Vintage Arab, le podcast sur l'histoire des migrations à travers la musique

Vintage Arab, c’est le podcast à écouter pour se laisser raconter l’histoire de la rencontre entre Fairuz et Chahine, l’épopée de Nass El Ghiwane, les tribulations de Cheb Hasni ou encore celles de Cheikha Rimiti.

Hajar Ben Boubaker est franco-tunisienne. Elle a poursuivi des études en histoire et sociologie politique, et aborde la musique arabe d'un point de vue socio-historique et pas seulement musicologique. Elle souhaite, à travers Vintage Arab, apporter un regard nouveau sur les musiques arabes pour les sortir de la catégorie de « musiques du monde » et de leur interprétation orientaliste, et les inscrire dans leur contexte de lutte politique et sociale.
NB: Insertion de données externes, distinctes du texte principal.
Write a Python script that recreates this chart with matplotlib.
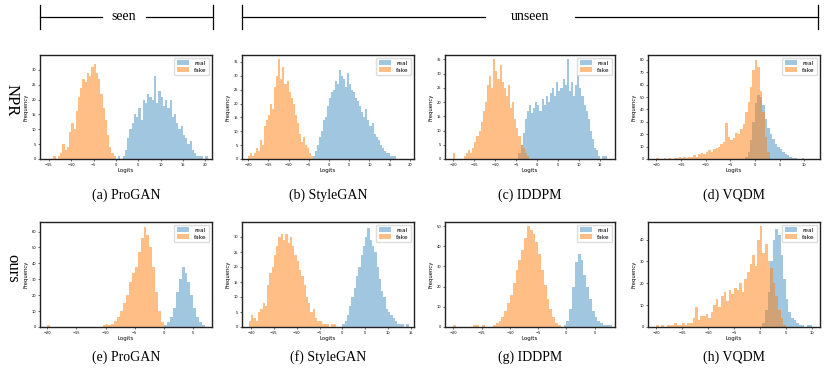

Nous avons posé quelques questions à Hajar pour en savoir plus sur son parcours et sur les motivations derrière la création de son podcast Vintage Arab, voici ses réponses.


  • Qui es-tu ? Quelle est ton histoire ?

    Je m'appelle Hajer Ben Boubaker et je suis une chercheuse et documentariste radiophonique. Je suis née à Paris au sein d'une famille tunisienne. J'ai un parcours universitaire axé sur deux disciplines : l'histoire et la sociologie politique. Je travaille particulièrement sur les musiques arabes et l'histoire de l'immigration maghrébine en France par le prisme de la musique et des mobilisations politiques à travers du contenu écrit et surtout à travers le support sonore. Je collabore avec France Culture et j'ai développé mon propre podcast indépendant autour des musiques arabes il y a trois ans. Il m'arrive aussi de travailler avec des institutions pour des évènements culturels comme avec l'IMA autour de l'exposition "Divas arabes" et plus récemment avec la Bibliothèque nationale de France pour un travail axé recherche.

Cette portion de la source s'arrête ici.